Preparing rasters for Tesseract
TesseractCaller works with rasters having RGB24 interpretation (three 8-bit color bands). FME can process any raster to match this requirement. For example, if a source image has an alpha band (that is, its interpretation is RGBA32), RasterSelector and RasterBandRemover can remove it from the image.
A more advanced manipulation involves raster expressions. Tesseract produces the best results when there is high contrast between the text and background. By applying raster expressions, we can make dark colors representing text really black, and light tones of the background really white.
The following expression applied to each band sets the pixel color to 0 (black) if its original values are below 100, and to 255 (white) otherwise:
which yields the following result:
TesseractCaller allows recognition of text written in two languages. The users can specify primary and secondary languages as well as character encoding.
Processing the results
When the user chooses the “Text” option for the output, TesseractCaller simply outputs the original feature with a new attribute fme_text_string that contains the whole text recognized on a page:
The “hOCR (xhtml)” option produces an XML output that can look as follows:
The XML code represents a hierarchy of elements, which begins from a page (class=’ocr_page’) down to a single word (class=’ocrx_word’). Throughout the whole hierarchy, all elements get a unique ID. The recognized text is located on the lowest level of the hierarchy — that is, on the word level. Each element also has a parameter that defines its bounding box.
TesseractCaller goes through the XML and, using lots of XMLXQueryExtractors, extracts all elements, passes all the IDs down, and all the words — up to the top of the hierarchy.
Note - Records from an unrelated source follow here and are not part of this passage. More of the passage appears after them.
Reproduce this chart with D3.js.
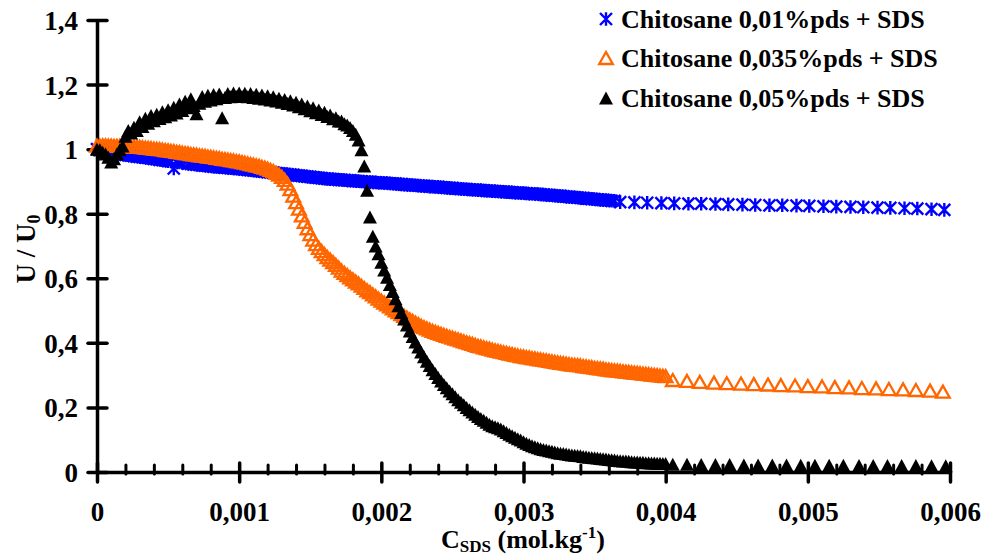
<!DOCTYPE html>
<html><head><meta charset="utf-8">
<script src="https://cdn.jsdelivr.net/npm/d3@7"></script>
<style>
body{margin:0;background:#fff}
svg{display:block}
text{font-family:"Liberation Serif","Times New Roman",serif;font-weight:bold;fill:#000}
</style>
</head><body>
<svg id="c" width="985" height="556"></svg>
<script>
// ---------- DATA ----------
const seriesNames = ["Chitosane 0,01%pds + SDS", "Chitosane 0,035%pds + SDS", "Chitosane 0,05%pds + SDS"];
const xTickVals = [0, 0.001, 0.002, 0.003, 0.004, 0.005, 0.006];
const xTickLabels = ["0", "0,001", "0,002", "0,003", "0,004", "0,005", "0,006"];
const xMinorVals = [0.0002,0.0004,0.0006,0.0008,0.0012,0.0014,0.0016,0.0018,0.0022,0.0024,0.0026,0.0028,0.0032,0.0034,0.0036,0.0038,0.0042,0.0044,0.0046,0.0048,0.0052,0.0054,0.0056,0.0058];
const yTickVals = [0, 0.2, 0.4, 0.6, 0.8, 1, 1.2, 1.4];
const yTickLabels = ["0", "0,2", "0,4", "0,6", "0,8", "1", "1,2", "1,4"];

// dense measurement grid (mol/kg)
const denseX = [
0,0.00002,0.00004,0.00006,0.00008,0.0001,0.00012,0.00014,0.00016,0.00018,
0.0002,0.00022,0.00024,0.00026,0.00028,0.0003,0.00032,0.00034,0.00036,0.00038,
0.0004,0.00042,0.00044,0.00046,0.00048,0.0005,0.00052,0.00054,0.00056,0.00058,
0.0006,0.00062,0.00064,0.00066,0.00068,0.0007,0.00072,0.00074,0.00076,0.00078,
0.0008,0.00082,0.00084,0.00086,0.00088,0.0009,0.00092,0.00094,0.00096,0.00098,
0.001,0.00102,0.00104,0.00106,0.00108,0.0011,0.00112,0.00114,0.00116,0.00118,
0.0012,0.00122,0.00124,0.00126,0.00128,0.0013,0.00132,0.00134,0.00136,0.00138,
0.0014,0.00142,0.00144,0.00146,0.00148,0.0015,0.00152,0.00154,0.00156,0.00158,
0.0016,0.00162,0.00164,0.00166,0.00168,0.0017,0.00172,0.00174,0.00176,0.00178,
0.0018,0.00182,0.00184,0.00186,0.00188,0.0019,0.00192,0.00194,0.00196,0.00198,
0.002,0.00202,0.00204,0.00206,0.00208,0.0021,0.00212,0.00214,0.00216,0.00218,
0.0022,0.00222,0.00224,0.00226,0.00228,0.0023,0.00232,0.00234,0.00236,0.00238,
0.0024,0.00242,0.00244,0.00246,0.00248,0.0025,0.00252,0.00254,0.00256,0.00258,
0.0026,0.00262,0.00264,0.00266,0.00268,0.0027,0.00272,0.00274,0.00276,0.00278,
0.0028,0.00282,0.00284,0.00286,0.00288,0.0029,0.00292,0.00294,0.00296,0.00298,
0.003,0.00302,0.00304,0.00306,0.00308,0.0031,0.00312,0.00314,0.00316,0.00318,
0.0032,0.00322,0.00324,0.00326,0.00328,0.0033,0.00332,0.00334,0.00336,0.00338,
0.0034,0.00342,0.00344,0.00346,0.00348,0.0035,0.00352,0.00354,0.00356,0.00358,
0.0036,0.00362,0.00364,0.00366,0.00368,0.0037,0.00372,0.00374,0.00376,0.00378,
0.0038,0.00382,0.00384,0.00386,0.00388,0.0039,0.00392,0.00394,0.00396,0.00398,
0.004];

// Chitosane 0,01%pds (blue) – dense part, U/U0
const blueDenseY = [
1.000,0.998,0.996,0.994,0.992,0.990,0.988,0.987,0.985,0.984,
0.982,0.981,0.980,0.978,0.977,0.976,0.975,0.974,0.973,0.971,
0.970,0.969,0.967,0.966,0.965,0.963,0.962,0.940,0.960,0.959,
0.957,0.975,0.955,0.954,0.953,0.952,0.951,0.950,0.949,0.948,
0.947,0.946,0.945,0.944,0.944,0.943,0.942,0.941,0.940,0.940,
0.939,0.938,0.937,0.936,0.935,0.934,0.933,0.932,0.931,0.930,
0.929,0.928,0.927,0.926,0.925,0.924,0.923,0.922,0.921,0.920,
0.919,0.918,0.917,0.916,0.915,0.914,0.913,0.912,0.911,0.910,
0.909,0.908,0.907,0.907,0.906,0.905,0.905,0.904,0.903,0.903,
0.902,0.901,0.901,0.900,0.899,0.899,0.898,0.897,0.897,0.896,
0.896,0.895,0.895,0.894,0.893,0.893,0.892,0.891,0.890,0.890,
0.889,0.888,0.888,0.887,0.886,0.886,0.885,0.884,0.884,0.883,
0.883,0.882,0.881,0.880,0.880,0.879,0.878,0.878,0.877,0.876,
0.876,0.875,0.874,0.874,0.873,0.873,0.872,0.871,0.871,0.870,
0.870,0.869,0.868,0.868,0.867,0.867,0.866,0.865,0.865,0.864,
0.864,0.863,0.862,0.862,0.861,0.861,0.860,0.859,0.858,0.858,
0.857,0.856,0.855,0.855,0.854,0.853,0.852,0.851,0.851,0.850,
0.849,0.848,0.847,0.847,0.846,0.845,0.844,0.843,0.843,0.842,
0.841,0.840,0.840];
const blueSparseX = [0.00368,0.00378,0.00387,0.00397,0.00406,0.00416,0.00425,0.00435,0.00444,0.00454,0.00463,0.00473,0.00482,0.00492,0.00501,0.00511,0.0052,0.0053,0.00539,0.00549,0.00558,0.00568,0.00577,0.00587,0.00596];
const blueSparseY = [0.836,0.835,0.834,0.833,0.832,0.831,0.831,0.830,0.829,0.828,0.827,0.826,0.826,0.825,0.824,0.823,0.822,0.821,0.820,0.819,0.818,0.817,0.816,0.814,0.812];

// Chitosane 0,035%pds (orange)
const orangeDenseY = [
1.011,1.011,1.012,1.012,1.011,1.011,1.010,1.010,1.010,1.010,
1.010,1.009,1.009,1.008,1.008,1.007,1.006,1.005,1.004,1.003,
1.002,1.001,1.000,0.999,0.997,0.996,0.995,0.994,0.992,0.991,
0.989,0.988,0.987,0.985,0.984,0.983,0.981,0.980,0.979,0.977,
0.976,0.975,0.973,0.972,0.970,0.969,0.968,0.966,0.965,0.963,
0.962,0.960,0.958,0.956,0.954,0.952,0.950,0.948,0.945,0.943,
0.940,0.936,0.932,0.927,0.921,0.914,0.905,0.893,0.876,0.856,
0.836,0.816,0.795,0.775,0.755,0.737,0.720,0.706,0.694,0.684,
0.675,0.666,0.658,0.650,0.642,0.633,0.624,0.617,0.610,0.603,
0.597,0.590,0.584,0.577,0.570,0.563,0.557,0.550,0.544,0.537,
0.531,0.525,0.519,0.513,0.507,0.501,0.495,0.489,0.484,0.478,
0.473,0.468,0.463,0.458,0.453,0.449,0.445,0.441,0.437,0.434,
0.431,0.428,0.425,0.422,0.419,0.416,0.413,0.411,0.408,0.405,
0.402,0.399,0.397,0.394,0.391,0.389,0.386,0.384,0.382,0.379,
0.377,0.375,0.373,0.371,0.369,0.367,0.365,0.363,0.361,0.359,
0.358,0.356,0.355,0.353,0.352,0.350,0.349,0.347,0.346,0.344,
0.343,0.341,0.340,0.338,0.337,0.336,0.334,0.333,0.332,0.331,
0.330,0.328,0.327,0.326,0.325,0.323,0.322,0.321,0.320,0.318,
0.317,0.316,0.315,0.314,0.313,0.312,0.311,0.310,0.309,0.308,
0.307,0.306,0.305,0.304,0.303,0.302,0.301,0.300,0.299,0.298,
0.297];
const orangeSparseX = [0.00405,0.00415,0.00424,0.00434,0.00443,0.00453,0.00462,0.00472,0.00481,0.00491,0.005,0.0051,0.00519,0.00529,0.00538,0.00548,0.00557,0.00567,0.00576,0.00586,0.00595];
const orangeSparseY = [0.285,0.282,0.279,0.277,0.275,0.274,0.272,0.271,0.269,0.268,0.266,0.265,0.263,0.262,0.260,0.259,0.257,0.256,0.254,0.252,0.249];

// Chitosane 0,05%pds (black)
const blackDenseY = [
1.000,0.998,0.990,0.985,0.975,0.960,0.970,0.985,0.998,1.010,
1.040,1.058,1.050,1.068,1.058,1.085,1.070,1.096,1.080,1.104,
1.088,1.108,1.095,1.116,1.100,1.122,1.106,1.130,1.112,1.140,
1.120,1.148,1.128,1.156,1.135,1.110,1.142,1.163,1.148,1.167,
1.152,1.169,1.156,1.171,1.097,1.160,1.172,1.162,1.174,1.163,
1.174,1.163,1.173,1.162,1.172,1.160,1.170,1.158,1.168,1.155,
1.165,1.152,1.162,1.149,1.158,1.145,1.154,1.141,1.150,1.137,
1.145,1.131,1.140,1.125,1.134,1.119,1.128,1.113,1.121,1.107,
1.114,1.101,1.106,1.094,1.097,1.087,1.087,1.079,1.075,1.067,
1.058,1.046,1.028,0.998,0.948,0.873,0.790,0.730,0.700,0.676,
0.650,0.626,0.603,0.581,0.559,0.537,0.515,0.494,0.474,0.455,
0.437,0.420,0.403,0.387,0.372,0.357,0.343,0.330,0.317,0.305,
0.293,0.282,0.271,0.261,0.251,0.242,0.233,0.224,0.216,0.208,
0.200,0.193,0.186,0.179,0.172,0.166,0.160,0.154,0.148,0.143,
0.140,0.137,0.133,0.128,0.122,0.117,0.112,0.108,0.103,0.099,
0.094,0.089,0.085,0.081,0.078,0.075,0.072,0.070,0.068,0.066,
0.064,0.062,0.060,0.058,0.057,0.056,0.054,0.053,0.052,0.051,
0.050,0.048,0.047,0.046,0.045,0.044,0.043,0.042,0.041,0.040,
0.039,0.038,0.037,0.036,0.035,0.034,0.034,0.033,0.032,0.031,
0.031,0.030,0.030,0.029,0.029,0.028,0.028,0.027,0.027,0.026,
0.026];
const blackSparseX = [0.00405,0.00415,0.00425,0.00435,0.00445,0.00455,0.00465,0.00475,0.00485,0.00495,0.00505,0.00515,0.00525,0.00536,0.00546,0.00556,0.00566,0.00576,0.00587,0.00597];
const blackSparseY = [0.024,0.024,0.023,0.023,0.023,0.022,0.022,0.022,0.022,0.021,0.021,0.021,0.021,0.020,0.020,0.020,0.020,0.020,0.019,0.019];

// ---------- BUILD ----------
const pts = (xs, ys) => ys.map((v, i) => [xs[i], v]);
const blueData = pts(denseX, blueDenseY).concat(pts(blueSparseX, blueSparseY));
const orangeData = pts(denseX, orangeDenseY).concat(pts(orangeSparseX, orangeSparseY));
const blackData = pts(denseX, blackDenseY).concat(pts(blackSparseX, blackSparseY));

const svg = d3.select("#c");
const x = d3.scaleLinear().domain([0, 0.006]).range([97, 950]);
const y = d3.scaleLinear().domain([0, 1.4]).range([472, 20]);
const FS = 27;
const FONT = "'Liberation Serif', 'Times New Roman', serif";

// marker shapes
const asterisk = "M0,-6.8V6.8M-6,-6L6,6M-6,6L6,-6";
const triangle = "M0,-6.5L7,6.5L-7,6.5Z";
const openTri = "M0,-6L6.8,6L-6.8,6Z";

// axes
const gx = svg.append("g").attr("transform", "translate(0,472)")
  .call(d3.axisBottom(x).tickValues(xTickVals).tickFormat((d, i) => xTickLabels[i]).tickSizeOuter(0));
gx.select(".domain").attr("stroke", "#000").attr("stroke-width", 3.5);
gx.selectAll(".tick line").attr("y1", -9).attr("y2", 10).attr("stroke", "#000").attr("stroke-width", 3.5).attr("stroke-linecap", "round");
gx.selectAll(".tick text").attr("y", 30).attr("dy", "0.71em").attr("font-size", FS).attr("fill", "#000")
  .attr("font-family", FONT).attr("font-weight", "bold");

const gxm = svg.append("g").attr("transform", "translate(0,472)")
  .call(d3.axisBottom(x).tickValues(xMinorVals).tickFormat("").tickSizeOuter(0));
gxm.select(".domain").remove();
gxm.selectAll(".tick line").attr("y1", -7).attr("y2", 2).attr("stroke", "#000").attr("stroke-width", 3).attr("stroke-linecap", "round");

const gy = svg.append("g").attr("transform", "translate(97,0)")
  .call(d3.axisLeft(y).tickValues(yTickVals).tickFormat((d, i) => yTickLabels[i]).tickSizeOuter(0));
gy.select(".domain").attr("stroke", "#000").attr("stroke-width", 3.5);
gy.selectAll(".tick line").attr("x1", -9).attr("x2", 10).attr("stroke", "#000").attr("stroke-width", 3.5).attr("stroke-linecap", "round");
gy.selectAll(".tick text").attr("x", -19).attr("dy", "0.35em").attr("font-size", FS).attr("fill", "#000")
  .attr("font-family", FONT).attr("font-weight", "bold");

// series
const plot = svg.append("g");
plot.append("g").selectAll("path").data(blueData).join("path")
  .attr("d", asterisk).attr("transform", d => `translate(${x(d[0])},${y(d[1])})`)
  .attr("fill", "none").attr("stroke", "#0000FF").attr("stroke-width", 2.4);
plot.append("g").selectAll("path").data(orangeData).join("path")
  .attr("d", openTri).attr("transform", d => `translate(${x(d[0])},${y(d[1])})`)
  .attr("fill", "none").attr("stroke", "#FF6600").attr("stroke-width", 2.3);
plot.append("g").selectAll("path").data(blackData).join("path")
  .attr("d", triangle).attr("transform", d => `translate(${x(d[0])},${y(d[1])})`)
  .attr("fill", "#000");

// legend
const leg = svg.append("g");
const legY = [19, 58, 98];
leg.append("path").attr("d", asterisk).attr("transform", `translate(606,${legY[0]})`).attr("fill", "none").attr("stroke", "#0000FF").attr("stroke-width", 2.4);
leg.append("path").attr("d", openTri).attr("transform", `translate(606,${legY[1]})`).attr("fill", "none").attr("stroke", "#FF6600").attr("stroke-width", 2.3);
leg.append("path").attr("d", triangle).attr("transform", `translate(606,${legY[2]})`).attr("fill", "#000");
seriesNames.forEach((n, i) => {
  leg.append("text").attr("x", 621).attr("y", legY[i] + 9).attr("font-size", 26).text(n);
});

// axis titles
const xt = svg.append("text").attr("x", 441).attr("y", 548).attr("font-size", 26);
xt.append("tspan").text("C");
xt.append("tspan").attr("font-size", 17).attr("dy", 4).text("SDS");
xt.append("tspan").attr("dy", -4).text(" (mol.kg");
xt.append("tspan").attr("font-size", 17).attr("dy", -10).text("-1");
xt.append("tspan").attr("dy", 10).text(")");

const yt = svg.append("text").attr("transform", "translate(35,249) rotate(-90)").attr("text-anchor", "middle").attr("font-size", 27);
yt.append("tspan").text("U / U");
yt.append("tspan").attr("font-size", 18).attr("dy", 5).text("0");
</script>
</body></html>
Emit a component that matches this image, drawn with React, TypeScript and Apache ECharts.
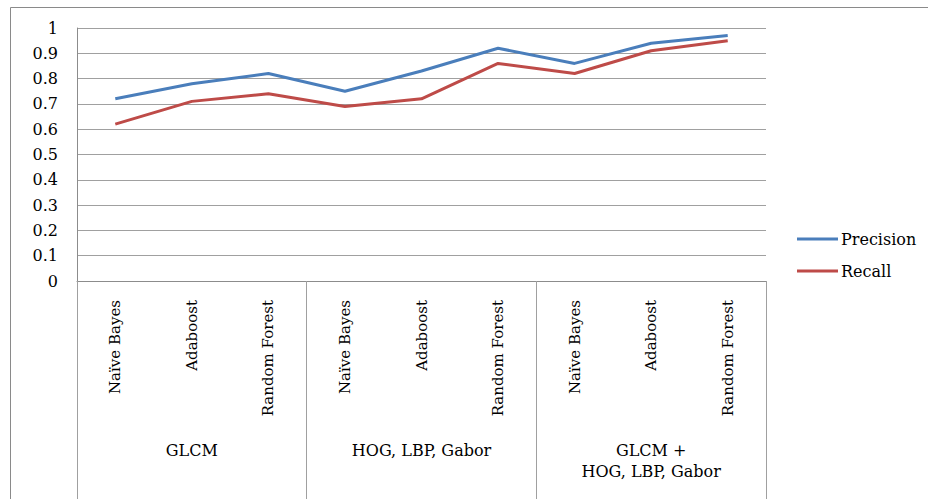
import React, { useEffect, useRef } from "react";
import * as echarts from "echarts";

const classifiers = [
  "Naïve Bayes", "Adaboost", "Random Forest",
  "Naïve Bayes", "Adaboost", "Random Forest",
  "Naïve Bayes", "Adaboost", "Random Forest",
];
const featureGroups = ["GLCM", "HOG, LBP, Gabor", "GLCM +\nHOG, LBP, Gabor"];
const precision = [0.72, 0.78, 0.82, 0.75, 0.83, 0.92, 0.86, 0.94, 0.97];
const recall = [0.62, 0.71, 0.74, 0.69, 0.72, 0.86, 0.82, 0.91, 0.95];

const FONT = "DejaVu Serif";

export default function App() {
  const ref = useRef<HTMLDivElement>(null);
  useEffect(() => {
    if (!ref.current) return;
    const chart = echarts.init(ref.current, null, { renderer: "svg" });
    chart.setOption({
      animation: false,
      backgroundColor: "#ffffff",
      textStyle: { fontFamily: FONT, color: "#000" },
      graphic: [
        {
          type: "rect",
          shape: { x: 10.5, y: 7.5, width: 1000, height: 1000 },
          style: { fill: "none", stroke: "#8a8a8a", lineWidth: 1 },
          silent: true,
        },
      ],
      grid: { left: 77, right: 162, top: 28, bottom: 218, containLabel: false },
      legend: {
        orient: "vertical",
        left: 797,
        top: 230,
        padding: 0,
        icon: "rect",
        itemWidth: 41,
        itemHeight: 3,
        itemGap: 14,
        textStyle: { fontFamily: FONT, fontSize: 16, color: "#000", lineHeight: 18, padding: [0, 0, 0, -2] },
        data: ["Precision", "Recall"],
      },
      xAxis: [
        {
          type: "category",
          data: classifiers,
          boundaryGap: true,
          axisLine: { show: true, lineStyle: { color: "#8c8c8c", width: 1 } },
          axisTick: { show: false },
          axisLabel: {
            interval: 0,
            rotate: 90,
            margin: 19,
            fontFamily: FONT,
            fontSize: 15,
            color: "#000",
          },
        },
        {
          type: "category",
          data: featureGroups,
          position: "bottom",
          boundaryGap: true,
          axisLine: { show: false },
          axisTick: {
            show: true,
            interval: 0,
            length: 222,
            lineStyle: { color: "#a0a0a0", width: 1 },
          },
          axisLabel: {
            interval: 0,
            margin: 159,
            fontFamily: FONT,
            fontSize: 16,
            lineHeight: 21,
            color: "#000",
            verticalAlign: "top",
          },
        },
      ],
      yAxis: {
        type: "value",
        min: 0,
        max: 1,
        interval: 0.1,
        axisLine: { show: true, lineStyle: { color: "#8c8c8c", width: 1 } },
        axisTick: { show: false },
        splitLine: { show: true, lineStyle: { color: "#a0a0a0", width: 1 } },
        axisLabel: {
          margin: 19,
          fontFamily: FONT,
          fontSize: 16,
          color: "#000",
          formatter: (v: number) => String(Math.round(v * 10) / 10),
        },
      },
      series: [
        {
          name: "Precision",
          type: "line",
          xAxisIndex: 0,
          data: precision,
          symbol: "none",
          lineStyle: { color: "#4A7EBB", width: 3 },
          itemStyle: { color: "#4A7EBB" },
        },
        {
          name: "Recall",
          type: "line",
          xAxisIndex: 0,
          data: recall,
          symbol: "none",
          lineStyle: { color: "#BE4B48", width: 3 },
          itemStyle: { color: "#BE4B48" },
        },
      ],
    });
    return () => chart.dispose();
  }, []);
  return (
    <div
      ref={ref}
      style={{ position: "fixed", left: 0, top: 0, width: 928, height: 499 }}
    />
  );
}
This means words are combined into lines, lines are combined into paragraphs, and paragraphs are assembled into pages.
Each hierarchy level has its own output port through which the elements leave the transformer:
- Page (contains all text found on each page, has its ID)
- Paragraph (contains all text found in each paragraph, has its ID and the ID of the page it belongs to)
- Line (contains all text found in each line, has its ID and the IDs of the paragraph and page it belongs to)
- Word (contains a single word, has its ID and the IDs of the line, paragraph and page it belongs to)
Depending on the final purpose, the user can use any port and get the recognized text in its entirety or split it into pieces of different sizes.
For example, it makes sense to use the whole page when we process a scanned book. If we photographed lots of business cards, it might be better to use lines (names are usually placed on their own line), which we can then try to merge with the existing contact database:
Unlike the human eye, for which only doctors’ handwriting might be beyond recognition, OCR programs are pretty demanding as to the quality of the text.
For best results, Tesseract should receive the text in a pretty high resolution.
- Tesseract Tip #1: The height of a single character should be about 20 or more pixels.
Also, rotation may lead to less satisfactory results or no results at all.
- Tesseract Tip #2: Supply the text as horizontally as possible.
This means Tesseract is good with materials like scanned books, documents, and business cards, but it is not really a tool that would allow extracting text features from maps.
Tesseract does not guarantee that the text will be converted with 100% accuracy. Some extra processing can help with this.
- Tesseract Tip #3: Post-processing with FME or other external tools can help correct spelling and/or formatting problems.
Try it yourself
TesseractCaller is another example of how FME can be integrated with the third-party command line tools by building a workspace without any programming. The workspace behind the transformer is quite interesting and it’s worth having a closer look — it shows a few interesting tricks and advanced techniques.
Check, for example, how the command line is created with a series of AttributeCreators with conditional input, or how bad features are being rejected by the workflow. You can even learn a bit of XQuery if you feel really adventurous. Feel free to modify the transformer to exclude the parts that are not required in your workflow — for example, keep only the Paragraph output port and remove the parts processing other elements of the text.
TesseractCaller is a transformer for mostly non-spatial purposes, where FME by itself and especially when empowered by all kinds of external tools, can perform really well.
What piece of history would you like to preserve today?